Clearly, the most dismal scientists get published in the American Economic Review. And:
Additional coauthors, however, do make writing styles more positive, more certain, and less present-oriented, both in the full sample and in the 1970s cohort.
Are sole authors more negative because they have to do all of the work themselves, I wonder? Anyway, Kosnik and Hamermesh then turn to looking at citations, finding that:
While positive deviations of all three measures of sentiment reduce citations significantly or nearly so, the more important question is how large these reductions are. Taking simultaneous one-standard deviation increases in sentiment scores... these increases reduce citations by 5 (2.5)%, or 0.015 (0.01) standard deviations. Writing in a more positive, more certain, or more present-oriented way than others publishing at the same time and in the same sub-field reduces the scholarly impact of one's articles, although the effects are quite small.
Decomposing the change in citations as authors get older, Kosnik and Hamermesh find that:
Scholarly recognition decreases with author's age, but only a small part of the decrease is due to changes in writing style with age.

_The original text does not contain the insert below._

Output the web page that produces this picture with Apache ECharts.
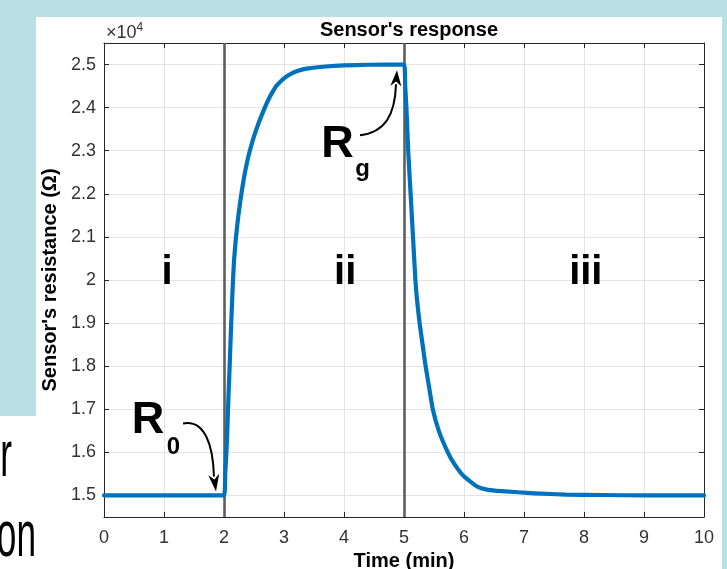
<!DOCTYPE html>
<html><head><meta charset="utf-8">
<script src="https://cdn.jsdelivr.net/npm/echarts@6/dist/echarts.min.js"></script>
<style>html,body{margin:0;padding:0;background:#b9e0e3;}#c{width:727px;height:569px;}</style>
</head><body><div id="c"></div><script>
// ---- data (time in minutes, resistance in ohms) ----
const riseTime = [0, 2, 2.02, 2.04, 2.055, 2.067, 2.08, 2.094, 2.107, 2.12, 2.135, 2.15, 2.17, 2.2, 2.24, 2.29, 2.35, 2.43, 2.54, 2.68, 2.76, 2.82, 2.87, 2.93, 3.01, 3.06, 3.12, 3.22, 3.4, 3.7, 4.0, 4.4, 5];
const riseOhm = [15000, 15000, 15500, 16000, 16500, 17000, 17500, 18000, 18500, 19000, 19500, 20000, 20500, 21000, 21500, 22000, 22500, 23000, 23500, 24000, 24240, 24390, 24500, 24590, 24690, 24740, 24790, 24850, 24910, 24955, 24980, 24995, 25000];
const decayTime = [5.02, 5.04, 5.07, 5.11, 5.15, 5.19, 5.22, 5.26, 5.31, 5.36, 5.42, 5.48, 5.58, 5.73, 5.83, 5.96, 6.08, 6.23, 6.4, 6.62, 7.18, 7.7, 8.3, 9, 10];
const decayOhm = [24500, 24000, 23000, 22000, 21000, 20000, 19500, 19000, 18500, 18000, 17500, 17000, 16500, 16000, 15750, 15500, 15350, 15200, 15130, 15100, 15050, 15020, 15010, 15000, 15000];
const phaseBoundaries = [2, 5];
const xTicks = [0, 1, 2, 3, 4, 5, 6, 7, 8, 9, 10];
const regionLabels = ['i', 'ii', 'iii'];
const regionLabelTime = [1.05, 4.02, 8.03];
const regionLabelLevel = 20155;

const FONT = '"Liberation Sans", Arial, Helvetica, sans-serif';
const AX = '#262626';
const chart = echarts.init(document.getElementById('c'), null, {renderer: 'canvas'});

const commonX = {type: 'value', min: xTicks[0], max: xTicks[xTicks.length - 1], interval: 1};
const commonY = {type: 'value', min: 14500, max: 25500, splitNumber: 11};
const responseData = riseTime.map((t, i) => [t, riseOhm[i]]).concat(decayTime.map((t, i) => [t, decayOhm[i]]));

const option = {
  animation: false,
  backgroundColor: 'transparent',
  title: {
    text: "Sensor's response", left: 404, top: 15, textAlign: 'center',
    textStyle: {fontFamily: FONT, fontSize: 20, fontWeight: 'bold', color: '#000'}
  },
  grid: {left: 104, right: 23, top: 43, bottom: 52, containLabel: false, outerBoundsMode: 'none'},
  xAxis: [
    Object.assign({}, commonX, {
      position: 'bottom',
      name: 'Time (min)', nameLocation: 'middle', nameGap: 33,
      nameTextStyle: {fontFamily: FONT, fontSize: 20, fontWeight: 'bold', color: '#000'},
      axisLine: {show: true, onZero: false, lineStyle: {color: AX, width: 1}},
      axisTick: {show: true, inside: true, length: 5, lineStyle: {color: AX}},
      axisLabel: {color: '#333', fontFamily: FONT, fontSize: 18, margin: 12},
      splitLine: {show: true, lineStyle: {color: '#e4e4e4', width: 1}}
    }),
    Object.assign({}, commonX, {
      position: 'top',
      axisLine: {show: true, onZero: false, lineStyle: {color: AX, width: 1}},
      axisTick: {show: true, inside: true, length: 5, lineStyle: {color: AX}},
      axisLabel: {show: false},
      splitLine: {show: false}
    })
  ],
  yAxis: [
    Object.assign({}, commonY, {
      position: 'left',
      name: "Sensor's resistance (\u03A9)", nameLocation: 'middle', nameGap: 39,
      nameTextStyle: {fontFamily: FONT, fontSize: 20, fontWeight: 'bold', color: '#000'},
      axisLine: {show: true, onZero: false, lineStyle: {color: AX, width: 1}},
      axisTick: {show: true, inside: true, length: 5, lineStyle: {color: AX}},
      axisLabel: {color: '#333', fontFamily: FONT, fontSize: 18, margin: 8,
        showMinLabel: false, showMaxLabel: false,
        formatter: v => String(Math.round(v / 1000) / 10)},
      splitLine: {show: true, lineStyle: {color: '#e4e4e4', width: 1}}
    }),
    Object.assign({}, commonY, {
      position: 'right',
      axisLine: {show: true, onZero: false, lineStyle: {color: AX, width: 1}},
      axisTick: {show: true, inside: true, length: 5, lineStyle: {color: AX}},
      axisLabel: {show: false},
      splitLine: {show: false}
    })
  ],
  series: [
    {
      type: 'line', xAxisIndex: 0, yAxisIndex: 0, data: [], silent: true, z: 3,
      markLine: {
        silent: true, symbol: 'none', animation: false,
        label: {show: false},
        lineStyle: {color: '#5e5e5e', width: 2.6, type: 'solid'},
        data: phaseBoundaries.map(x => ({xAxis: x}))
      }
    },
    {
      type: 'line', xAxisIndex: 0, yAxisIndex: 0, z: 5,
      data: responseData,
      showSymbol: false, smooth: 0.2,
      lineStyle: {color: '#0072BD', width: 4.2, join: 'round', cap: 'round'}
    }
  ]
};
chart.setOption(option);

function P(t, r) { return chart.convertToPixel({xAxisIndex: 0, yAxisIndex: 0}, [t, r]); }

const g = [];
// white slide panels behind the chart
g.push({type: 'rect', z: -100, silent: true, shape: {x: 36, y: 17, width: 686, height: 552}, style: {fill: '#fff'}});
g.push({type: 'rect', z: -100, silent: true, shape: {x: 0, y: 416, width: 36, height: 153}, style: {fill: '#fff'}});
// partial slide text at the left edge
g.push({type: 'text', z: 1, silent: true, x: 12, y: 490, scaleX: 0.55, originX: 0, originY: 0,
  style: {text: 'r', font: '64px ' + FONT, fill: '#000', align: 'right', verticalAlign: 'bottom'}});
g.push({type: 'text', z: 1, silent: true, x: 36, y: 570, scaleX: 0.55, originX: 0, originY: 0,
  style: {text: 'on', font: '64px ' + FONT, fill: '#000', align: 'right', verticalAlign: 'bottom'}});

// x10^4 multiplier
const tl = P(0, 25500);
g.push({type: 'text', z: 10, silent: true, x: tl[0] + 2, y: tl[1] - 10,
  style: {text: '\u00D710{s|4}', fontFamily: FONT, fontSize: 18, fill: '#333', align: 'left', verticalAlign: 'middle',
    rich: {s: {fontFamily: FONT, fontSize: 12, fill: '#333', padding: [0, 0, 11, 0]}}}});

// region labels
regionLabels.forEach((lab, i) => {
  const p = P(regionLabelTime[i], regionLabelLevel);
  g.push({type: 'text', z: 10, silent: true, x: p[0], y: p[1],
    style: {text: lab, font: 'bold 40px ' + FONT, fill: '#000', align: 'center', verticalAlign: 'middle'}});
});

function label(main, sub, mainPos, subPos) {
  const a = P(mainPos[0], mainPos[1]), b = P(subPos[0], subPos[1]);
  g.push({type: 'text', z: 10, silent: true, x: a[0], y: a[1],
    style: {text: main, font: 'bold 45px ' + FONT, fill: '#000', align: 'center', verticalAlign: 'middle'}});
  g.push({type: 'text', z: 10, silent: true, x: b[0], y: b[1],
    style: {text: sub, font: 'bold 24px ' + FONT, fill: '#000', align: 'center', verticalAlign: 'middle'}});
}
function arrow(pts, tip) {
  const p = pts.map(q => P(q[0], q[1]));
  const T = P(tip[0], tip[1]);
  g.push({type: 'bezierCurve', z: 10, silent: true,
    shape: {x1: p[0][0], y1: p[0][1], cpx1: p[1][0], cpy1: p[1][1], cpx2: p[2][0], cpy2: p[2][1], x2: p[3][0], y2: p[3][1]},
    style: {stroke: '#000', lineWidth: 2, fill: null}});
  let dx = T[0] - p[3][0], dy = T[1] - p[3][1];
  const L = Math.hypot(dx, dy); dx /= L; dy /= L;
  const len = L + 2, w = 11;
  const bx = T[0] - dx * len, by = T[1] - dy * len;
  const nx = -dy, ny = dx;
  g.push({type: 'polygon', z: 10, silent: true,
    shape: {points: [[T[0], T[1]], [bx + nx * w / 2, by + ny * w / 2], [bx + dx * len * 0.3, by + dy * len * 0.3], [bx - nx * w / 2, by - ny * w / 2]]},
    style: {fill: '#000'}});
}
label('R', '0', [0.733, 16740], [1.158, 16120]);
arrow([[1.317, 16672], [1.683, 16765], [1.817, 16161], [1.833, 15441]], [1.867, 15093]);
label('R', 'g', [3.892, 23150], [4.308, 22560]);
arrow([[4.267, 23359], [4.683, 23429], [4.85, 23824], [4.867, 24543]], [4.883, 24869]);

chart.setOption({graphic: {elements: g}});
</script></body></html>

Finally, Kosnik and Hamermesh look at the subset of Nobel Prize winners, and find that:
Nobelists' style exhibits significantly less certainty than that of other star authors. This example suggests that writing in a more tentative style distinguishes one's scholarship and might provide the scope for subsequent researchers to accord it the attention that helps to generate the distinction of a Nobel Prize.

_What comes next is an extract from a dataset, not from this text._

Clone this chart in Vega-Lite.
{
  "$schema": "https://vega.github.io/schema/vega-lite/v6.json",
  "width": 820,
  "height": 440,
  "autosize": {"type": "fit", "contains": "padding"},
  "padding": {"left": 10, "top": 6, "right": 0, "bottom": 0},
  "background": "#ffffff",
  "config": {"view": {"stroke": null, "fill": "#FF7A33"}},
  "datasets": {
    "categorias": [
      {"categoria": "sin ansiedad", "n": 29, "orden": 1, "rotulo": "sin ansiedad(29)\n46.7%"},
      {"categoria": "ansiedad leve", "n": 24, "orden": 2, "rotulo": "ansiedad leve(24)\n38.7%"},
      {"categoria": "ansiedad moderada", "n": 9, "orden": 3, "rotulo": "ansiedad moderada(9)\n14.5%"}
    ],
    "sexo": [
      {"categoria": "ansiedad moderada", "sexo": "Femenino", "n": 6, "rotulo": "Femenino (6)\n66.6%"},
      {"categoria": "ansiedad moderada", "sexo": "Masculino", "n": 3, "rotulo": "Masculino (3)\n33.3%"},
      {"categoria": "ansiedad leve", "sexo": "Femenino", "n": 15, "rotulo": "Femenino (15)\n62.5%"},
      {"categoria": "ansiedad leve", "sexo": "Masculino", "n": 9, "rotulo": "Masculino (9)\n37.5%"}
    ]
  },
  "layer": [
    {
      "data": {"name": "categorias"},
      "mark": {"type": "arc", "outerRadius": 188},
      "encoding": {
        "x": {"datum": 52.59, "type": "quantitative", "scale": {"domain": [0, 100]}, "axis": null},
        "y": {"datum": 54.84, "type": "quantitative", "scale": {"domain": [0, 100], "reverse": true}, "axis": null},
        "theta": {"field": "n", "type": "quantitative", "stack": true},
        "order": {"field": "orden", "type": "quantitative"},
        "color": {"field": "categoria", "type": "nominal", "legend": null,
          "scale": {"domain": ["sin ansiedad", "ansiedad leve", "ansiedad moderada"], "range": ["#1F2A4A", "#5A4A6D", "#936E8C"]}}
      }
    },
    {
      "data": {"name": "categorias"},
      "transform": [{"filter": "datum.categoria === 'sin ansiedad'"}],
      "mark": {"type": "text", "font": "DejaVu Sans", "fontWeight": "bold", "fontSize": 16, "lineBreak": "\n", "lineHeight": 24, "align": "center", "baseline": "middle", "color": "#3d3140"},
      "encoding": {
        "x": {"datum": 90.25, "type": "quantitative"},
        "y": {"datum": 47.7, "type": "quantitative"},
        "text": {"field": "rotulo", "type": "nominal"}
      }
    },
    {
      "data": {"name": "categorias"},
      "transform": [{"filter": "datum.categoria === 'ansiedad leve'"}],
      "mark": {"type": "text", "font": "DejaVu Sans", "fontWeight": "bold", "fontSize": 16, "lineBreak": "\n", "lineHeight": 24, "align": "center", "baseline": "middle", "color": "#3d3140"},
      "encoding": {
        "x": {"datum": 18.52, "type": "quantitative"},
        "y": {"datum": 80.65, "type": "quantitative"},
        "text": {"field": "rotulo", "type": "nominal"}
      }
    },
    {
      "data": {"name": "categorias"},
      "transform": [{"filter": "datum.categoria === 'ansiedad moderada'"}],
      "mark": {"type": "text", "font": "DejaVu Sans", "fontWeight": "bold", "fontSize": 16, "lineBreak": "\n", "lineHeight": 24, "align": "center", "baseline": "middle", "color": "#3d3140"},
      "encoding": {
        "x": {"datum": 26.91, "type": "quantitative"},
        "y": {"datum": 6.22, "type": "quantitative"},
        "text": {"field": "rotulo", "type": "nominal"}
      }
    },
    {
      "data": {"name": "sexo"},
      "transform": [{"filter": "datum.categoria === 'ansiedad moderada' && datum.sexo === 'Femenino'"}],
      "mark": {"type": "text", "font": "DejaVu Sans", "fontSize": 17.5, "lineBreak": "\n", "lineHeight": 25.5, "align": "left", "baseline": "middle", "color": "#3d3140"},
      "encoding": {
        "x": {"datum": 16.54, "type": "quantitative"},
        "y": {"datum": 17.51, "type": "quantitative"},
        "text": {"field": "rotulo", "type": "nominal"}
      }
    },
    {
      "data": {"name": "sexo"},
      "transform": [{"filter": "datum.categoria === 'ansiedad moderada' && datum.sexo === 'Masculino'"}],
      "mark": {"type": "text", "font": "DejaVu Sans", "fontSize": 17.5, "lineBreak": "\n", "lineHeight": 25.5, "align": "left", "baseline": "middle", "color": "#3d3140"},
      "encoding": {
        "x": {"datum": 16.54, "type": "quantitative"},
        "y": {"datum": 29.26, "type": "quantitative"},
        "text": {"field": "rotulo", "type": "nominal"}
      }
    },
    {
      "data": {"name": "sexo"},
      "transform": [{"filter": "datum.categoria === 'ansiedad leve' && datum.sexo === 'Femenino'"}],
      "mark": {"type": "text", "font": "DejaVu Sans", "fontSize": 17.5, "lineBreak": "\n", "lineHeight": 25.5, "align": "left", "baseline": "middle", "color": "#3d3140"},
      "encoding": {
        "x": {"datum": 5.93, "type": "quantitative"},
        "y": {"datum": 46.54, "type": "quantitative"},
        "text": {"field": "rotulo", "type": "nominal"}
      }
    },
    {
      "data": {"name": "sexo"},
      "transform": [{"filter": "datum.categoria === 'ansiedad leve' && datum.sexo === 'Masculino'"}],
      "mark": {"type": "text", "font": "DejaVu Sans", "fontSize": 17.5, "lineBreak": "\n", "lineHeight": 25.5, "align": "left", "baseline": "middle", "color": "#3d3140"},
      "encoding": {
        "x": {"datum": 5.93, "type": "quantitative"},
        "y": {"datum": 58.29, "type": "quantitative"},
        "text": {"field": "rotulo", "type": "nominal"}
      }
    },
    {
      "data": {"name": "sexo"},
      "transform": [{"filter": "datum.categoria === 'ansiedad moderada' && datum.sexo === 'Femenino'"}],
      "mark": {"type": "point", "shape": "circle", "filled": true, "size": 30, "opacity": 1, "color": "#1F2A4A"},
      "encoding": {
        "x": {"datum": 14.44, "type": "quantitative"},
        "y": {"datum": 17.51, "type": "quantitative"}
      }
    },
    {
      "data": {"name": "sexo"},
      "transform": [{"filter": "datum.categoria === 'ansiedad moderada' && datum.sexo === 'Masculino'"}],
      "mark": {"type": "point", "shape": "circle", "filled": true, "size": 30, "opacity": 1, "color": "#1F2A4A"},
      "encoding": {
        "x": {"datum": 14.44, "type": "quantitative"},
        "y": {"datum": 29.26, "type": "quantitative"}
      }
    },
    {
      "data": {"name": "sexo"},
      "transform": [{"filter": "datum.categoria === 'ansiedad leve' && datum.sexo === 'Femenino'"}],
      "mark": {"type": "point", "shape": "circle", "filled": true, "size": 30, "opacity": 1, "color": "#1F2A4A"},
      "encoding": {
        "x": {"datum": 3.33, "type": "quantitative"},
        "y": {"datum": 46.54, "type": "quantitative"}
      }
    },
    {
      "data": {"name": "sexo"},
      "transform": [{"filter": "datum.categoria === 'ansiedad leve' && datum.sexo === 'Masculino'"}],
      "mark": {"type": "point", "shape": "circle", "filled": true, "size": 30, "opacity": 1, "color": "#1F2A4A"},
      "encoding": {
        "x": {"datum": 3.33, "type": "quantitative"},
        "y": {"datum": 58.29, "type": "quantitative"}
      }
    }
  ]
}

What do we take away from all this? There is a lot of depth in the analysis, but when we put aside the analyses that rely on the squared measure (which, as I noted above, I don't have as much faith in), it seems that the only remaining result (in terms of age) is that older economists write in a more positive tone than younger economists. Fortunately, the impact of tone on research impact (as measured by citations) is fairly small, so I guess younger economists can afford to be grumpy.
Coming back to where I started this post, what does that imply for changing writing styles over time? If younger economists write in a more negative tone, then as the population (including the population of economists) ages, we might see more positively minded economics writing! Now, the question arises, do younger researchers in other disciplines also write in a more negative tone than older researchers?